Birthday thoughts

The most important event of August 2, 1917, at least in my view, was when my father, Grady V. Paris Jr., was born in the little town of Cave Spring, Georgia. I was thinking about my father and his birthday, so I looked back at some of old pictures I scanned a while ago.  Here are a few of them.

I think this is a high school picture. He was probably a senior, which in those days meant his was in the 11th grade, since high school went only as far as that.

Grady V. Paris -- the teen years

Grady V. Paris — the teen years

My father was a happy man. He maintained a child-like enthusiasm for almost everything for his entire life. He loved kids, but most of all he loved his kids.

My father, Henry and me

My father, Henry and me

He spent a lot of time working around the house, so he ended up in worn, paint-stained clothes a lot of the time. When my brother and I were old enough, my father started taking us to the same places he had gone when he was a kid. I think he enjoyed those outings as much as we did, and as much as he had when he was young.

I like this picture. I’m not sure what his expression means here, but it was unusual for him. The car in the background is a 1949 Buick that I remember pretty well, considering that I was only one model year newer.

Bow ties were in

Bow ties were in

This picture was made around Christmas, probably in the early ‘70s. That’s me and my brother Henry flanking our parents.
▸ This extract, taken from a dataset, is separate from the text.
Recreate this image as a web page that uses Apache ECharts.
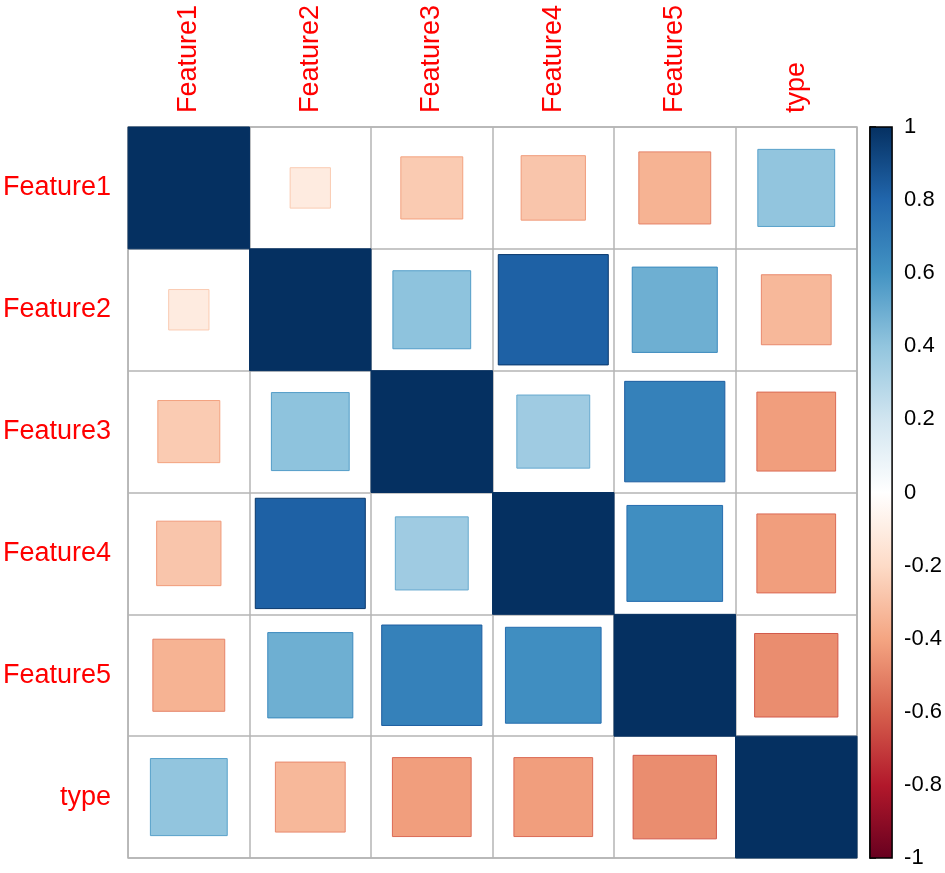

Everyone was a lot younger then, but for some reason when I think of my father, I tend to picture him at about this age.

The Paris family

The Paris family

My father’s health declined fairly rapidly over the last year or so of his life. He suffered from pulmonary fibrosis as a result of gastroesophageal reflux. It was not diagnosed early enough to really do anything about it. Between the low blood oxygen levels and the bone-destroying effects of long-term steroids to help with the lung inflammation, he became an old, stooped man. He said that one day he saw his reflection in a store window on Broad Street and couldn’t believe that man was him. When he died early in 2000, the only way I could see him in my mind was as a much younger man.

And that’s the way I remember him today, not as a near invalid but as an active, vigorous, happy man of late middle age. I miss him a lot.

This would have been his 96th birthday.